Illustration from A Week of Kindness — Max Ernst

Nine Notes from Nathaniel Hawthorne’s Note-Books

  1. The elephant is not particularly sagacious in the wild state, but becomes so when tamed. The fox directly the contrary, and likewise the wolf.
  2. A modern Jewish adage,–“Let a man clothe himself beneath his ability, his children according to his ability, and his wife above his ability.”
  3. It is said of the eagle, that, in however long a flight, he is never seen to clap his wings to his sides. He seems to govern his movements by the inclination of his wings and tail to the wind, as a ship is propelled by the action of the wind on her sails.

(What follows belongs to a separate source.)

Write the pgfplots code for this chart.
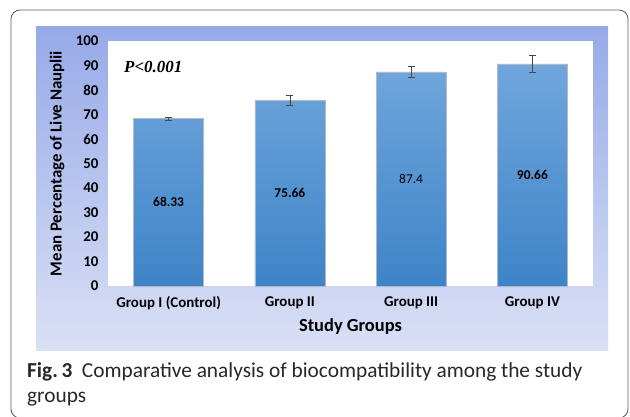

  4. In old country-houses in England, instead of glass for windows, they used wicker, or fine strips of oak disposed checkerwise. Horn was also used. The windows of princes and great noblemen were of crystal; those of Studley Castle, Holinshed says, of beryl. There were seldom chimneys; and they cooked their meats by a fire made against an iron back in the great hall. Houses, often of gentry, were built of a heavy timber frame, filled up with lath and plaster. People slept on rough mats or straw pallets, with a round log for a pillow; seldom better beds than a mattress, with a sack of chaff for a pillow.
  5. In this dismal chamber FAME was won. (Salem, Union Street.)
  6. Those who are very difficult in choosing wives seem as if they would take none of Nature’s ready-made works, but want a woman manufactured particularly to their order.
  7. A council of the passengers in a street: called by somebody to decide upon some points important to him.
  8. Every individual has a place to fill in the world, and is important, in some respects, whether he chooses to be so or not.
  9. Merry, “in merry England,” does not mean mirthful; but is corrupted from an old Teutonic word signifying famous or renowned.